→ Problem requirements: Copy exactly, and only, the lines between the start of the entries below and the line containing "import * as", both inclusive. Omit pictures.
..............................
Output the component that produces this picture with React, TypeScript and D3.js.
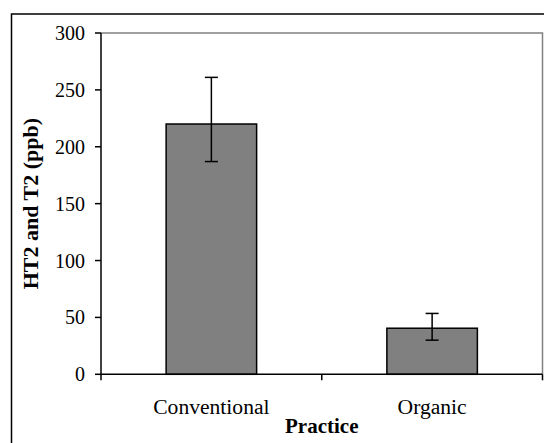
import React from "react";
import * as d3 from "d3";

const categories = ["Conventional", "Organic"];
const values = [220, 40.5];
const errUpper = [261, 53.5];
const errLower = [187, 30];
const yTicks = [0, 50, 100, 150, 200, 250, 300];
const yLabel = "HT2 and T2 (ppb)";
const xLabel = "Practice";

const W = 544;
const H = 443;
const left = 101;
const right = 542.5;
const top = 33;
const bottom = 374.3;
const font = "Liberation Serif, Tinos, Times New Roman, Times, DejaVu Serif, serif";

export default function App() {
  const x = d3.scaleBand<string>().domain(categories).range([left, right]).paddingInner(0.59).paddingOuter(0.295);
  const y = d3.scaleLinear().domain([0, 300]).range([bottom, top]);
  const step = x.step();
  const bounds = d3.range(categories.length + 1).map((i) => left + i * step);
  const bw = x.bandwidth();
  const ts = { fontFamily: font };
  return (
    <svg width={W} height={H} style={{ position: "absolute", left: 0, top: 0, background: "#fff" }}>
      <rect x={11.5} y={14} width={W + 20} height={H + 20} fill="#fff" stroke="#000" strokeWidth={1.5} />
      <path d={`M${left},${top}H${right}V${bottom}`} fill="none" stroke="#808080" strokeWidth={1.5} />
      {categories.map((c, i) => {
        const cx = x(c)! + bw / 2;
        return (
          <g key={c}>
            <rect x={x(c)} y={y(values[i])} width={bw} height={y(0) - y(values[i])} fill="#808080" stroke="#000" strokeWidth={1.5} />
            <line x1={cx} x2={cx} y1={y(errUpper[i])} y2={y(errLower[i])} stroke="#000" strokeWidth={1.5} />
            <line x1={cx - 6.5} x2={cx + 6.5} y1={y(errUpper[i])} y2={y(errUpper[i])} stroke="#000" strokeWidth={1.5} />
            <line x1={cx - 6.5} x2={cx + 6.5} y1={y(errLower[i])} y2={y(errLower[i])} stroke="#000" strokeWidth={1.5} />
            <text x={cx} y={414} textAnchor="middle" fontSize={21.6} fill="#000" style={ts}>{c}</text>
          </g>
        );
      })}
      <line x1={left} x2={left} y1={top} y2={bottom} stroke="#000" strokeWidth={1.5} />
      <line x1={left} x2={right} y1={bottom} y2={bottom} stroke="#000" strokeWidth={1.5} />
      {yTicks.map((t) => (
        <g key={t}>
          <line x1={left - 6} x2={left} y1={y(t)} y2={y(t)} stroke="#000" strokeWidth={1.5} />
          <text x={85} y={y(t)} dy="0.35em" textAnchor="end" fontSize={20} fill="#000" style={ts}>{t}</text>
        </g>
      ))}
      {bounds.map((b, i) => (
        <line key={i} x1={b} x2={b} y1={bottom} y2={bottom + 6} stroke="#000" strokeWidth={1.5} />
      ))}
      <text x={(left + right) / 2} y={433} textAnchor="middle" fontSize={21} fontWeight="bold" fill="#000" style={ts}>{xLabel}</text>
      <text transform={`translate(30,${(top + bottom) / 2}) rotate(-90)`} dy="0.35em" textAnchor="middle" fontSize={22} fontWeight="bold" fill="#000" style={ts}>{yLabel}</text>
    </svg>
  );
}
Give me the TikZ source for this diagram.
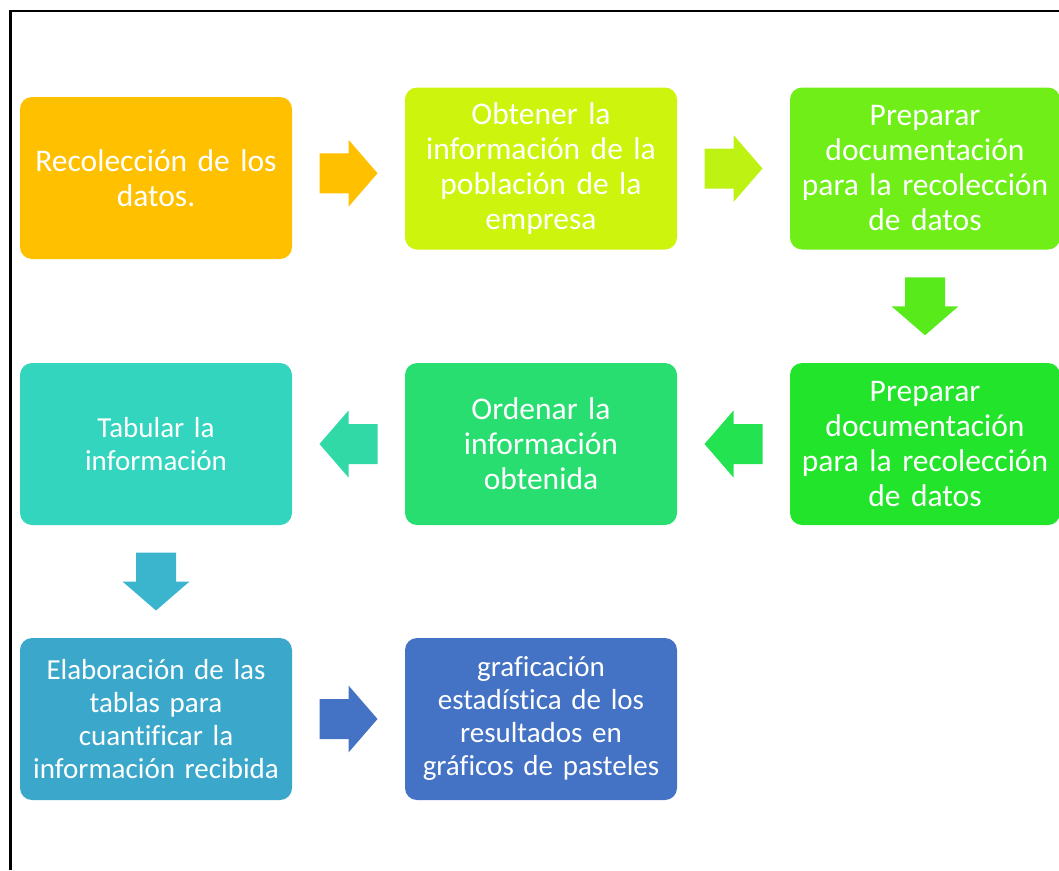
\documentclass[tikz,border=0pt]{standalone}
\usepackage{fontspec}
\setmainfont{Carlito}[Ligatures=NoCommon]
\usetikzlibrary{calc}
\definecolor{cRecol}{HTML}{FFC000}
\definecolor{cObten}{HTML}{CDF40C}
\definecolor{cPrepA}{HTML}{70EE18}
\definecolor{cPrepB}{HTML}{22E42A}
\definecolor{cOrden}{HTML}{28DE70}
\definecolor{cTabul}{HTML}{33D5BE}
\definecolor{cElab}{HTML}{3BA8CB}
\definecolor{cGraf}{HTML}{4472C4}
\tikzset{
  paso/.style={rectangle, rounded corners=12pt, minimum width=272pt, minimum height=162pt,
    text width=262pt, align=center, text=white, inner sep=0pt,
    font=\fontsize{31.5}{35}\selectfont},
  pasochico/.style={paso, font=\fontsize{29}{33}\selectfont},
  flecha/.pic={\fill[pic actions] (-29,-20) -- (0,-20) -- (0,-33.5) -- (29,0) -- (0,33.5) -- (0,20) -- (-29,20) -- cycle;}
}
\begin{document}
\begin{tikzpicture}[x=1pt,y=1pt]
    \useasboundingbox (0,0) rectangle (1059,-870);
    \draw[line width=2.5pt] (10.5,-870) |- (1059,-11);
    \node[paso, fill=cRecol] (recol) at (156,-178) {Recolección de los\\datos.};
    \node[paso, fill=cObten] (obten) at (541,-168.5) {Obtener la\\información de la\\población de la\\empresa};
    \node[paso, fill=cPrepA, minimum width=270pt] (prepa) at (925,-168.5) {Preparar\\documentación\\para la recolección\\de datos};
    \node[paso, fill=cPrepB, minimum width=270pt] (prepb) at (925,-444) {Preparar\\documentación\\para la recolección\\de datos};
    \node[paso, fill=cOrden] (orden) at (541,-444) {Ordenar la\\información\\obtenida};
    \node[pasochico, fill=cTabul] (tabul) at (156,-444) {Tabular la\\información};
    \node[pasochico, fill=cElab] (elab) at (156,-719) {Elaboración de las\\tablas para\\cuantificar la\\información recibida};
    \node[pasochico, fill=cGraf] (graf) at (541,-719) {graficación\\estadística de los\\resultados en\\gráficos de pasteles};
    \pic[fill=cRecol] at ($(recol.east)!0.5!(obten.west)$) {flecha};
    \pic[fill={rgb,255:red,190;green,242;blue,19}] at ($(obten.east)!0.5!(prepa.west)$) {flecha};
    \pic[fill={rgb,255:red,88;green,234;blue,26}, rotate=-90] at ($(prepa.south)!0.5!(prepb.north)$) {flecha};
    \pic[fill={rgb,255:red,36;green,227;blue,80}, rotate=180] at ($(prepb.west)!0.5!(orden.east)$) {flecha};
    \pic[fill={rgb,255:red,48;green,217;blue,165}, rotate=180] at ($(orden.west)!0.5!(tabul.east)$) {flecha};
    \pic[fill={rgb,255:red,59;green,181;blue,205}, rotate=-90] at ($(tabul.south)!0.5!(elab.north)$) {flecha};
    \pic[fill=cGraf] at ($(elab.east)!0.5!(graf.west)$) {flecha};
\end{tikzpicture}
\end{document}
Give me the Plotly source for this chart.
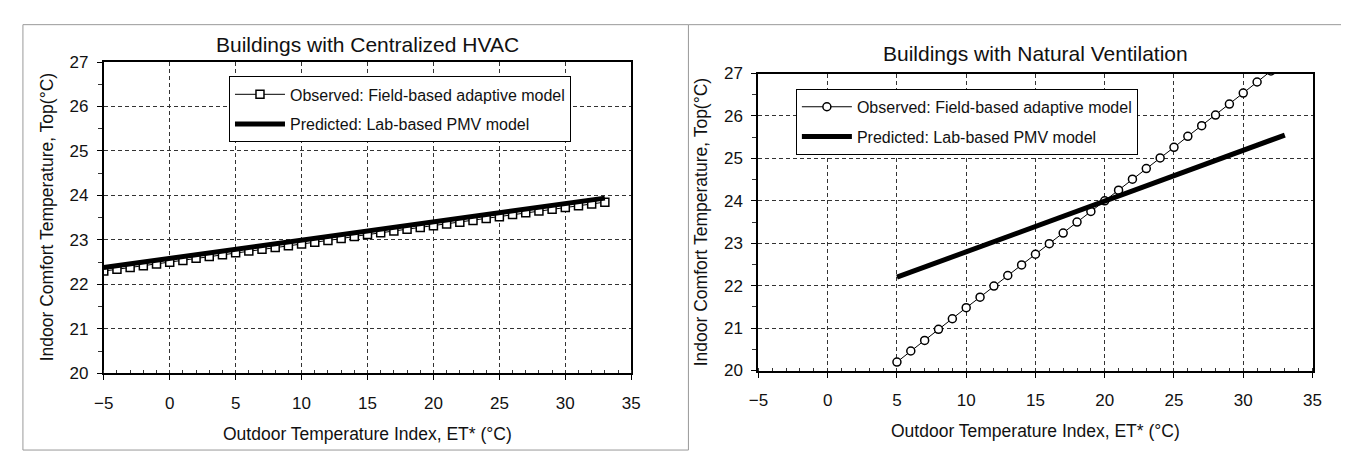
import plotly.graph_objects as go

W, H = 1349, 453

# ---------------- data ----------------
hvac_et = [-5, -4, -3, -2, -1, 0, 1, 2, 3, 4, 5, 6, 7, 8, 9, 10, 11, 12, 13, 14,
           15, 16, 17, 18, 19, 20, 21, 22, 23, 24, 25, 26, 27, 28, 29, 30, 31, 32, 33]
hvac_observed = [22.30, 22.34, 22.38, 22.42, 22.46, 22.50, 22.54, 22.59, 22.63, 22.67,
                 22.71, 22.75, 22.79, 22.83, 22.87, 22.91, 22.95, 22.99, 23.03, 23.08,
                 23.12, 23.16, 23.20, 23.24, 23.28, 23.32, 23.36, 23.40, 23.44, 23.48,
                 23.52, 23.57, 23.61, 23.65, 23.69, 23.73, 23.77, 23.81, 23.85]
hvac_pred_et = [-5, 33]
hvac_predicted = [22.38, 23.94]

nv_et = [5, 6, 7, 8, 9, 10, 11, 12, 13, 14, 15, 16, 17, 18, 19, 20, 21, 22, 23, 24,
         25, 26, 27, 28, 29, 30, 31, 32, 33]
nv_observed = [20.20, 20.46, 20.71, 20.97, 21.22, 21.48, 21.73, 21.99, 22.24, 22.49,
               22.74, 22.99, 23.24, 23.50, 23.75, 24.00, 24.25, 24.51, 24.76, 25.01,
               25.26, 25.52, 25.77, 26.02, 26.28, 26.54, 26.80, 27.06, 27.32]
nv_pred_et = [5, 33]
nv_predicted = [22.20, 25.55]

titles = ["Buildings with Centralized HVAC", "Buildings with Natural Ventilation"]
obs_name = "Observed: Field-based adaptive model"
pred_name = "Predicted: Lab-based PMV model"
x_title = "Outdoor Temperature Index, ET* (°C)"
y_title = "Indoor Comfort Temperature, Top(°C)"

FONT = "Liberation Sans, Arial, Helvetica, sans-serif"


def px(x):
    return x / W


def py(y):
    return 1 - y / H


fig = go.Figure()

# left panel
fig.add_trace(go.Scatter(
    x=hvac_et, y=hvac_observed, mode="lines+markers", name=obs_name,
    line=dict(color="black", width=1),
    marker=dict(symbol="square", size=8, color="white", line=dict(color="black", width=1.5)),
    xaxis="x", yaxis="y", legend="legend", legendgroup="a"))
fig.add_trace(go.Scatter(
    x=hvac_pred_et, y=hvac_predicted, mode="lines", name=pred_name,
    line=dict(color="black", width=5),
    xaxis="x", yaxis="y", legend="legend", legendgroup="b"))

# right panel
fig.add_trace(go.Scatter(
    x=nv_et, y=nv_observed, mode="lines+markers", name=obs_name,
    line=dict(color="black", width=1),
    marker=dict(symbol="circle", size=8, color="white", line=dict(color="black", width=1.5)),
    xaxis="x2", yaxis="y2", legend="legend2", legendgroup="c"))
fig.add_trace(go.Scatter(
    x=nv_pred_et, y=nv_predicted, mode="lines", name=pred_name,
    line=dict(color="black", width=5),
    xaxis="x2", yaxis="y2", legend="legend2", legendgroup="d"))

panels = {
    "left": dict(x0=87, x1=622, y0=47, y1=372),
    "right": dict(x0=751, x1=1313, y0=59, y1=369),
}

GRID = dict(showgrid=True, gridcolor="#333", gridwidth=1, griddash="4px,3px")


def xaxis(dom, anchor):
    return dict(
        domain=[px(dom["x0"]), px(dom["x1"])], anchor=anchor,
        range=[-5, 35], dtick=5, tick0=0,
        showline=True, linecolor="black", linewidth=2, mirror=True,
        ticks="outside", ticklen=5, tickcolor="black", tickwidth=1,
        ticklabelstandoff=8,
        minor=dict(dtick=1, ticks="inside", ticklen=3, tickcolor="#333", showgrid=False),
        tickfont=dict(family=FONT, size=17, color="#111"),
        zeroline=False, fixedrange=True, **GRID,
    )


def yaxis(dom, anchor):
    return dict(
        domain=[py(dom["y1"]), py(dom["y0"])], anchor=anchor,
        range=[20, 27], dtick=1,
        showline=True, linecolor="black", linewidth=2, mirror=True,
        ticks="outside", ticklen=5, tickcolor="black", tickwidth=1,
        ticklabelstandoff=5,
        minor=dict(dtick=0.5, ticks="outside", ticklen=4, tickcolor="#333", showgrid=False),
        tickfont=dict(family=FONT, size=17, color="#111"),
        zeroline=False, fixedrange=True, **GRID,
    )


L, R = panels["left"], panels["right"]

annotations = []
for dom, title, ty in ((L, titles[0], 29), (R, titles[1], 38)):
    cx = (dom["x0"] + dom["x1"]) / 2
    annotations.append(dict(
        text=title, x=px(cx), y=py(ty), xref="paper", yref="paper",
        showarrow=False, xanchor="center", yanchor="middle",
        font=dict(family=FONT, size=21, color="#111")))
    annotations.append(dict(
        text=x_title, x=px(cx), y=py(dom["y1"] + 63), xref="paper", yref="paper",
        showarrow=False, xanchor="center", yanchor="middle",
        font=dict(family=FONT, size=17.5, color="#111")))
    annotations.append(dict(
        text=y_title, x=px(dom["x0"] - 58), y=py((dom["y0"] + dom["y1"]) / 2),
        xref="paper", yref="paper", textangle=-90,
        showarrow=False, xanchor="center", yanchor="middle",
        font=dict(family=FONT, size=17.5, color="#111")))

legend_common = dict(
    bgcolor="white", bordercolor="black", borderwidth=1,
    font=dict(family=FONT, size=16, color="#111"),
    traceorder="grouped", tracegroupgap=6,
    xanchor="left", yanchor="top", itemclick=False, itemdoubleclick=False,
    itemwidth=50,
)

fig.update_layout(
    width=W, height=H, autosize=False,
    margin=dict(l=0, r=0, t=0, b=0),
    paper_bgcolor="white", plot_bgcolor="white",
    font=dict(family=FONT, color="#111"),
    xaxis=xaxis(L, "y"), yaxis=yaxis(L, "x"),
    xaxis2=xaxis(R, "y2"), yaxis2=yaxis(R, "x2"),
    legend=dict(x=px(214), y=py(62), **legend_common),
    legend2=dict(x=px(789), y=py(75), **legend_common),
    annotations=annotations,
    shapes=[
        dict(type="rect", xref="paper", yref="paper",
             x0=px(5), x1=px(680), y0=py(452), y1=py(8),
             line=dict(color="#999", width=1)),
        dict(type="line", xref="paper", yref="paper",
             x0=px(680), x1=px(1349), y0=py(8), y1=py(8),
             line=dict(color="#999", width=1)),
    ],
    showlegend=True,
)

fig.write_html("out.html")
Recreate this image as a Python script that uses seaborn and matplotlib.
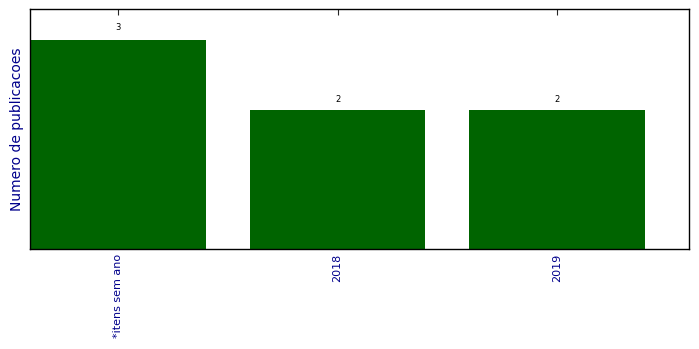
..............................
→ Full answer:
Output the component that produces this picture with React, TypeScript and D3.js.
import React from "react";
import * as d3 from "d3";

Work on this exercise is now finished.